As for the speakers on the Echo Show, they’re actually surprisingly decent. They lack the fidelity or volume found in other, more-dedicated smart speakers. However, to our ears, we’d easily say that the Show’s dual-speaker array sounds more than good enough compared to the other smart display options currently available.
Unfortunately, we weren’t as thrilled by the screen itself. It’s a little large and while the resolution is fine, it’s little else. Safe to say it didn’t really dazzle us. It lacks the brightness of the Lenovo Smart Display or the crispiness of the Home Hub’s smaller 7-inch screen. These shortcomings slightly-undercut the Echo Show’s viewability at times, especially if we had it set up near a source of natural light like a window.
Taken as a whole, the form-factor is a little bulkier than I’d like but the Echo Show still holds its own on an aesthetics level. It’s a product that puts its best foot forward, and even if you can’t help but notice the blemishes, it’s still pretty compelling in the right context.
Performance - How Does The Echo Show Compare To The Competition?
Honestly, whether or not you’ll like what the Amazon Echo Show has to offer it going to depend on your feelings towards Alexa as a smart assistant.
If you prefer the way Google or Siri handle things, I can’t see the Show winning you over. However, if you’re already sold on Amazon’s AI, the Show does do a serviceable job of building on its existing strengths.
To begin with, the Show supports doing pretty much everything any Alexa-powered speaker does. That means you can use it to play music, get news and sports updates, check the weather and remotely control your smart home devices.
Then, like the Echo Spot, the Show will then try to enhance any responses by using the screen. This is all fairly intuitive. If you ask it for music, it’ll display album art or lyrics. If you ask it a question on a topic or ask it for news updates , it’ll sometimes display relevant imagery (pulled from Bing - not Google).
If you’ve got any smart surveillance gear around you can even stream it straight to the Show’s display. There’s also video calling, assuming the person you want to call has an Amazon Echo Show or Spot with which they can respond.
Again, the actively-watching-video-content-while-doing-another-thing use-case has been placed front-and-center here. This seems like a savvy bet by Amazon, even if it ultimately falls short of what it could be. The Echo Show’s screen and speakers make it a great fit for watching video content, either found by searching via a Youtube (via a web browser) or on Amazon’s Prime Video streaming service.
The latter is key here. It’s easy to envisage a scenario where being able to catch up on streaming content while cooking in the kitchen could be desirable - though the limitation of Prime Video content does limit the appeal somewhat.
Where other options have gone in on video or sound, the Echo Show’s emphasis on video is likely going to be the dominant path forward for this corner of the smart home category.

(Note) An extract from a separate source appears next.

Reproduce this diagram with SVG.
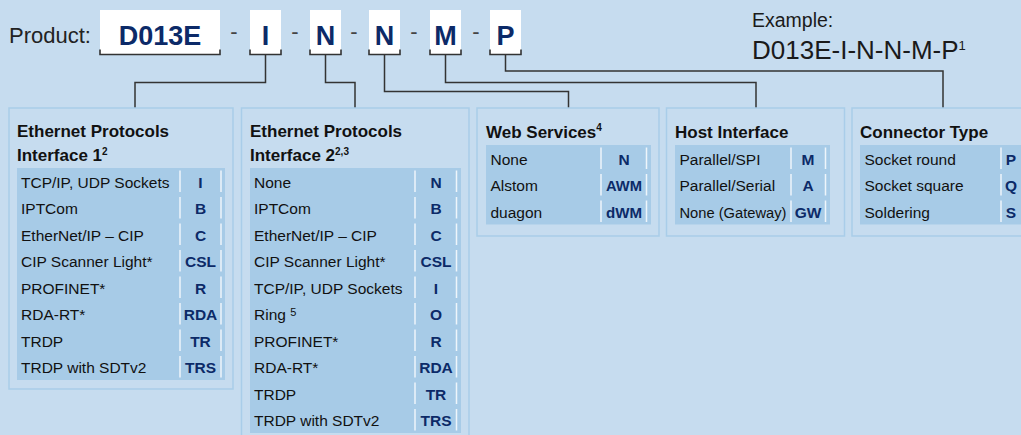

After all, all the Echo Show needs is a better and bigger screen and a larger library of content to draw from and you’ve basically got a next-generation smart TV. We’re not there yet - but it’s easy to see where this thing is going.
The Bottom Line
Still, for now, you’ve got a great evolution of what Alexa can offer made manifest in the Echo Show. On most fronts, it’s superior to the other Echo options - so it’s well-worth the extra expense if you’re already committed to the ecosystem and comfortable letting another front-facing camera into your home.
Bigger and better things likely await around the corner, but if you’re after something great right now - the Amazon Echo Show makes a strong case for itself.